Raw data:
****************

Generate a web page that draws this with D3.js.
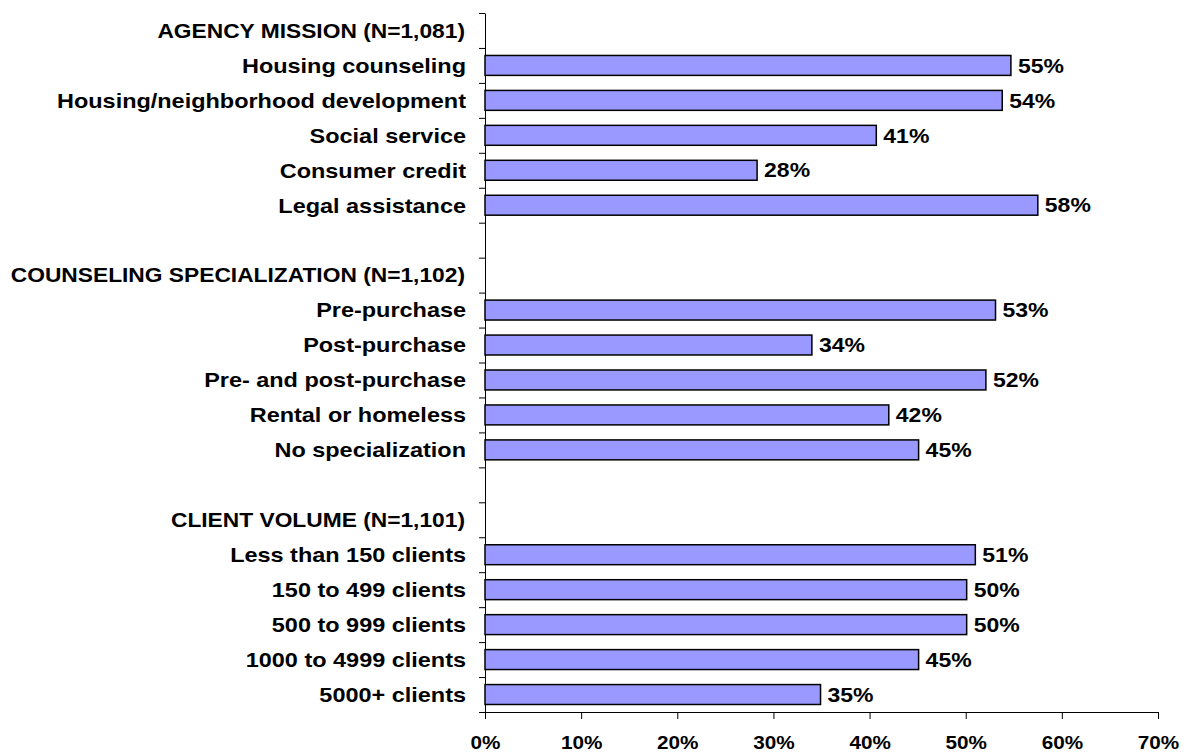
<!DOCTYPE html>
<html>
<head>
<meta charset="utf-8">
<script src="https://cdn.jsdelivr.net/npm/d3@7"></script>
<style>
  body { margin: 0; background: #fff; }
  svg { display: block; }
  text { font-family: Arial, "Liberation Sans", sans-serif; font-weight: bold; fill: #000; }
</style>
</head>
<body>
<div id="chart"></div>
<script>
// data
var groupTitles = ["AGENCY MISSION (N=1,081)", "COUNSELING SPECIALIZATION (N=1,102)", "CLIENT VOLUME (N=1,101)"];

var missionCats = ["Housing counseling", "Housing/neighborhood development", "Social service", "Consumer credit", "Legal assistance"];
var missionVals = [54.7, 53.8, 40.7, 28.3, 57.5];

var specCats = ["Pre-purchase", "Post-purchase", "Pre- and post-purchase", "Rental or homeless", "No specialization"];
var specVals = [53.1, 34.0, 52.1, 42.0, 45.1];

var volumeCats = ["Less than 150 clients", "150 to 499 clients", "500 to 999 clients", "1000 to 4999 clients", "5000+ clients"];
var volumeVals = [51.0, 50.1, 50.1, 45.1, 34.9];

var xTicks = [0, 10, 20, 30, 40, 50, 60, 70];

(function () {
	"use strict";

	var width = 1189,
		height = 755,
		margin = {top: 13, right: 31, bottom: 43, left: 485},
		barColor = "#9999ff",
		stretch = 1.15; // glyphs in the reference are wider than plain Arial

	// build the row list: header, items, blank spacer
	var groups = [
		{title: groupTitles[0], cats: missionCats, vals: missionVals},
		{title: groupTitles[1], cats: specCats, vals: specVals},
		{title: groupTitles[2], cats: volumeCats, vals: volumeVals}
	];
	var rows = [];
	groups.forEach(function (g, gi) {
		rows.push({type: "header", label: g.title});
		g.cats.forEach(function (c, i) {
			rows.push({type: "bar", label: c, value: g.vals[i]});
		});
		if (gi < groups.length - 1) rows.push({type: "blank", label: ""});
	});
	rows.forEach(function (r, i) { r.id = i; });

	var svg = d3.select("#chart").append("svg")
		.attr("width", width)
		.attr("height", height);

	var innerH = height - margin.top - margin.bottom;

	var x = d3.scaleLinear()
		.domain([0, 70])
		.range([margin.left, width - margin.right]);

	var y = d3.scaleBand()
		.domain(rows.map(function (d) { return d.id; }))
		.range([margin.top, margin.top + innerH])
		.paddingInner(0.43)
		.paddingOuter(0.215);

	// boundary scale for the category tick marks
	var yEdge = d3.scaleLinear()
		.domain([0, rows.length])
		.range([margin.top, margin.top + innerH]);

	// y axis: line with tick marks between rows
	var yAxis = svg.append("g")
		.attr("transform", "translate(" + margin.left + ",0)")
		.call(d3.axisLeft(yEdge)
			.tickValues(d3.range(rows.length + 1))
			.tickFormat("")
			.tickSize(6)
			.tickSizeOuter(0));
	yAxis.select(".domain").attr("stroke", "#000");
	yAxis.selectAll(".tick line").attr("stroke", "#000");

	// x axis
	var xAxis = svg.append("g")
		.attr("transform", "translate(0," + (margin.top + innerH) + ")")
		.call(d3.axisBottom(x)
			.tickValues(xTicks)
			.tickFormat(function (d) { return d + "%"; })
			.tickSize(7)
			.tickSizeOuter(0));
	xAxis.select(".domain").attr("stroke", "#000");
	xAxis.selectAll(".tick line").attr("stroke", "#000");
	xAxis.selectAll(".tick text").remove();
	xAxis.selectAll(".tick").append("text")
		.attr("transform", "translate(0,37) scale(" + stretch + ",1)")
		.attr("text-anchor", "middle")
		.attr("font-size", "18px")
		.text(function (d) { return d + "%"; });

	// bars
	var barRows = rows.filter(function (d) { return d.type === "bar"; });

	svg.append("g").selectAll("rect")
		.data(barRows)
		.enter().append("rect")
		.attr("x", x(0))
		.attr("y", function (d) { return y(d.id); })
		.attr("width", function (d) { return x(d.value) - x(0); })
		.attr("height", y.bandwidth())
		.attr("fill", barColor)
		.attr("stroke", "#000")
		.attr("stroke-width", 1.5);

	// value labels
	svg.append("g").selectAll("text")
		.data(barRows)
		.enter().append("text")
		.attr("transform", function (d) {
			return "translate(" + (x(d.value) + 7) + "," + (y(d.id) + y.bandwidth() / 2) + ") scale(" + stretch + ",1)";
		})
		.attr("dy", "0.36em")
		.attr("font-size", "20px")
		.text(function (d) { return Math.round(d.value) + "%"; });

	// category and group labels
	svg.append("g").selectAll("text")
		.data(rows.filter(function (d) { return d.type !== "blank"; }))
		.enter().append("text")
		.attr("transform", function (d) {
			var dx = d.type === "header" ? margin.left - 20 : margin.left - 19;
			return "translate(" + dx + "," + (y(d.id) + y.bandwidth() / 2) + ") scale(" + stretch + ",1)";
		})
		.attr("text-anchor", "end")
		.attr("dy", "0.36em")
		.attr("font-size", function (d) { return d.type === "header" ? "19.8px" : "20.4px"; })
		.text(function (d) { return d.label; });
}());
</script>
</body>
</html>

****************

Your instructions:
Give all the lines above again, character for character, without pictures.

Result of the exercise:
Generate a web page that draws this with D3.js.
<!DOCTYPE html>
<html>
<head>
<meta charset="utf-8">
<script src="https://cdn.jsdelivr.net/npm/d3@7"></script>
<style>
  body { margin: 0; background: #fff; }
  svg { display: block; }
  text { font-family: Arial, "Liberation Sans", sans-serif; font-weight: bold; fill: #000; }
</style>
</head>
<body>
<div id="chart"></div>
<script>
// data
var groupTitles = ["AGENCY MISSION (N=1,081)", "COUNSELING SPECIALIZATION (N=1,102)", "CLIENT VOLUME (N=1,101)"];

var missionCats = ["Housing counseling", "Housing/neighborhood development", "Social service", "Consumer credit", "Legal assistance"];
var missionVals = [54.7, 53.8, 40.7, 28.3, 57.5];

var specCats = ["Pre-purchase", "Post-purchase", "Pre- and post-purchase", "Rental or homeless", "No specialization"];
var specVals = [53.1, 34.0, 52.1, 42.0, 45.1];

var volumeCats = ["Less than 150 clients", "150 to 499 clients", "500 to 999 clients", "1000 to 4999 clients", "5000+ clients"];
var volumeVals = [51.0, 50.1, 50.1, 45.1, 34.9];

var xTicks = [0, 10, 20, 30, 40, 50, 60, 70];

(function () {
	"use strict";

	var width = 1189,
		height = 755,
		margin = {top: 13, right: 31, bottom: 43, left: 485},
		barColor = "#9999ff",
		stretch = 1.15; // glyphs in the reference are wider than plain Arial

	// build the row list: header, items, blank spacer
	var groups = [
		{title: groupTitles[0], cats: missionCats, vals: missionVals},
		{title: groupTitles[1], cats: specCats, vals: specVals},
		{title: groupTitles[2], cats: volumeCats, vals: volumeVals}
	];
	var rows = [];
	groups.forEach(function (g, gi) {
		rows.push({type: "header", label: g.title});
		g.cats.forEach(function (c, i) {
			rows.push({type: "bar", label: c, value: g.vals[i]});
		});
		if (gi < groups.length - 1) rows.push({type: "blank", label: ""});
	});
	rows.forEach(function (r, i) { r.id = i; });

	var svg = d3.select("#chart").append("svg")
		.attr("width", width)
		.attr("height", height);

	var innerH = height - margin.top - margin.bottom;

	var x = d3.scaleLinear()
		.domain([0, 70])
		.range([margin.left, width - margin.right]);

	var y = d3.scaleBand()
		.domain(rows.map(function (d) { return d.id; }))
		.range([margin.top, margin.top + innerH])
		.paddingInner(0.43)
		.paddingOuter(0.215);

	// boundary scale for the category tick marks
	var yEdge = d3.scaleLinear()
		.domain([0, rows.length])
		.range([margin.top, margin.top + innerH]);

	// y axis: line with tick marks between rows
	var yAxis = svg.append("g")
		.attr("transform", "translate(" + margin.left + ",0)")
		.call(d3.axisLeft(yEdge)
			.tickValues(d3.range(rows.length + 1))
			.tickFormat("")
			.tickSize(6)
			.tickSizeOuter(0));
	yAxis.select(".domain").attr("stroke", "#000");
	yAxis.selectAll(".tick line").attr("stroke", "#000");

	// x axis
	var xAxis = svg.append("g")
		.attr("transform", "translate(0," + (margin.top + innerH) + ")")
		.call(d3.axisBottom(x)
			.tickValues(xTicks)
			.tickFormat(function (d) { return d + "%"; })
			.tickSize(7)
			.tickSizeOuter(0));
	xAxis.select(".domain").attr("stroke", "#000");
	xAxis.selectAll(".tick line").attr("stroke", "#000");
	xAxis.selectAll(".tick text").remove();
	xAxis.selectAll(".tick").append("text")
		.attr("transform", "translate(0,37) scale(" + stretch + ",1)")
		.attr("text-anchor", "middle")
		.attr("font-size", "18px")
		.text(function (d) { return d + "%"; });

	// bars
	var barRows = rows.filter(function (d) { return d.type === "bar"; });

	svg.append("g").selectAll("rect")
		.data(barRows)
		.enter().append("rect")
		.attr("x", x(0))
		.attr("y", function (d) { return y(d.id); })
		.attr("width", function (d) { return x(d.value) - x(0); })
		.attr("height", y.bandwidth())
		.attr("fill", barColor)
		.attr("stroke", "#000")
		.attr("stroke-width", 1.5);

	// value labels
	svg.append("g").selectAll("text")
		.data(barRows)
		.enter().append("text")
		.attr("transform", function (d) {
			return "translate(" + (x(d.value) + 7) + "," + (y(d.id) + y.bandwidth() / 2) + ") scale(" + stretch + ",1)";
		})
		.attr("dy", "0.36em")
		.attr("font-size", "20px")
		.text(function (d) { return Math.round(d.value) + "%"; });

	// category and group labels
	svg.append("g").selectAll("text")
		.data(rows.filter(function (d) { return d.type !== "blank"; }))
		.enter().append("text")
		.attr("transform", function (d) {
			var dx = d.type === "header" ? margin.left - 20 : margin.left - 19;
			return "translate(" + dx + "," + (y(d.id) + y.bandwidth() / 2) + ") scale(" + stretch + ",1)";
		})
		.attr("text-anchor", "end")
		.attr("dy", "0.36em")
		.attr("font-size", function (d) { return d.type === "header" ? "19.8px" : "20.4px"; })
		.text(function (d) { return d.label; });
}());
</script>
</body>
</html>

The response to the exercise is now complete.